MIAMI, Florida (July 31, 2019)—The Inter American Press Association (IAPA) today condemned an attack on the Teletica television channel, an unusual act of violence in Costa Rica and urged the authorities to promptly investigate the matter, determine the motives and thus guarantee respect for press freedom and the practice of journalism.
IAPA President María Elvira Domínguez, editor of the Cali, Colombia, newspaper El País, condemned the attack and called on the authorities "to investigate in depth and urgently to determine the motive for the attack, a very serious act in a country where journalists and media are not used to being subjected to acts of violence."
An explosive device was detonated on July 27 at around 11:30 p.m. that damaged one of the television station's windows. No one was injured. According to judicial authorities three persons were caught on video as they were placing the artifact on an electric light post at some five yards from Teletica.
For his part the chairman of the IAPA's Committee on Freedom of the Press and Information, Roberto Rock, editor of the news portal La Silla Rota, asked the authorities to investigate the attack and determine if it could have been in reprisal against Nicaraguan journalist in exile Carlos Fernando Chamorro, an editor who produces on Teletica its program "Esta Noche y Esta Semana" (Tonight and This Week) disseminated on YouTube and other social media, as suggested by the organization International Amnesty. Chamorro is in exile in Costa Rica since January this year, after the Ortega government' police force raided and destroyed his offices in Managua.

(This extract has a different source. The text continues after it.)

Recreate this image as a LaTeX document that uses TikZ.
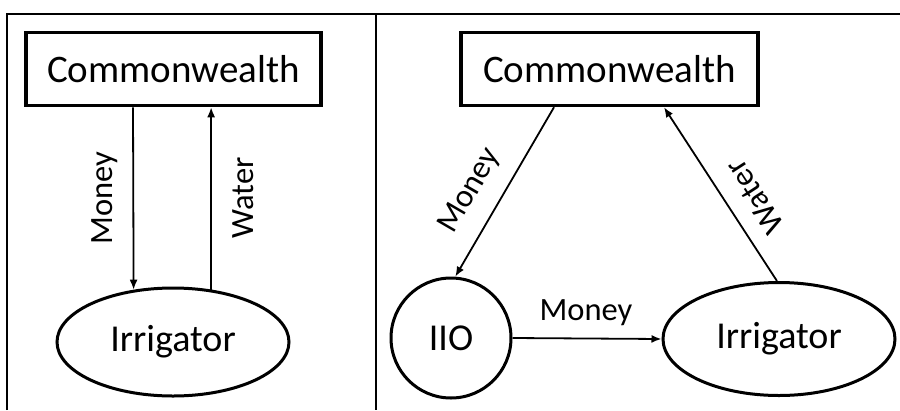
\documentclass[tikz,border=0pt]{standalone}
\usepackage{fontspec}
\setmainfont{Carlito}
\usetikzlibrary{arrows.meta,shapes.geometric,calc}
\begin{document}
\begin{tikzpicture}[x=1pt,y=-1pt,
  boxnode/.style={draw,line width=3.5pt,minimum width=295pt,minimum height=73pt,inner sep=0pt,font=\fontsize{39}{44}\selectfont},
  ellnode/.style={draw,ellipse,line width=3pt,minimum width=232pt,minimum height=108pt,inner sep=0pt,font=\fontsize{38}{44}\selectfont},
  circnode/.style={draw,circle,line width=3pt,minimum size=120pt,inner sep=0pt,font=\fontsize{38}{44}\selectfont},
  arr/.style={line width=1.8pt,-{Latex[length=10pt,width=8pt]}},
  lbl/.style={font=\fontsize{32.5}{36}\selectfont,inner sep=0pt},
  frame/.style={line width=2pt}]
\useasboundingbox (0,0) rectangle (900,410);
% frame
\coordinate (ftl) at (7,14);
\coordinate (ftr) at (900,14);
\coordinate (fbl) at (7,410);
\coordinate (fmt) at (376,14);
\coordinate (fmb) at (376,410);
\draw[frame] (fbl) -- (ftl) -- (ftr);
\draw[frame] (fmt) -- (fmb);
% left panel
\node[boxnode] (cwL) at (173.5,69) {Commonwealth};
\node[ellnode] (irL) at (173,342) {Irrigator};
\coordinate (mL) at ($(cwL.south)+(-40.5,0)$);
\draw[arr] (mL) -- (irL.127.7);
\draw[arr] (irL.54.7) -- (irL.54.7 |- cwL.south);
\node[lbl,rotate=90] (lmL) at (105,198) {Money};
\node[lbl,rotate=90] (lwL) at (243,198) {Water};
% right panel
\node[boxnode,minimum width=297pt] (cwR) at (609.5,69) {Commonwealth};
\node[circnode] (iio) at (451,338) {IIO};
\node[ellnode,minimum height=113pt] (irR) at (779,339) {Irrigator};
\coordinate (mR) at ($(cwR.south)+(-55.5,0)$);
\draw[arr] (mR) -- (iio.86);
\coordinate (wR) at ($(cwR.south)+(54.5,0)$);
\draw[arr] (irR.92) -- (wR);
\draw[arr] (iio.east) -- (irR.west);
\node[lbl,rotate=59.8] (lmR) at (470,191) {Money};
\node[lbl,rotate=123] (lwR) at (755,197) {Water};
\node[lbl] (lmH) at (586,313) {Money};
\end{tikzpicture}
\end{document}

Domínguez and Rock agreed that independently of the theory that the attack centers on an act against Chamorro the authorities should investigate all the facts in this unusual act in Costa Rica in order to rule out and avoid there being in the country a violent trend against press freedom.
The IAPA is a not-for-profit organization dedicated to the defense and promotion of freedom of the press and of expression in the Americas. It is made up of more than 1,300 publications from throughout the Western Hemisphere and is based in Miami, Florida.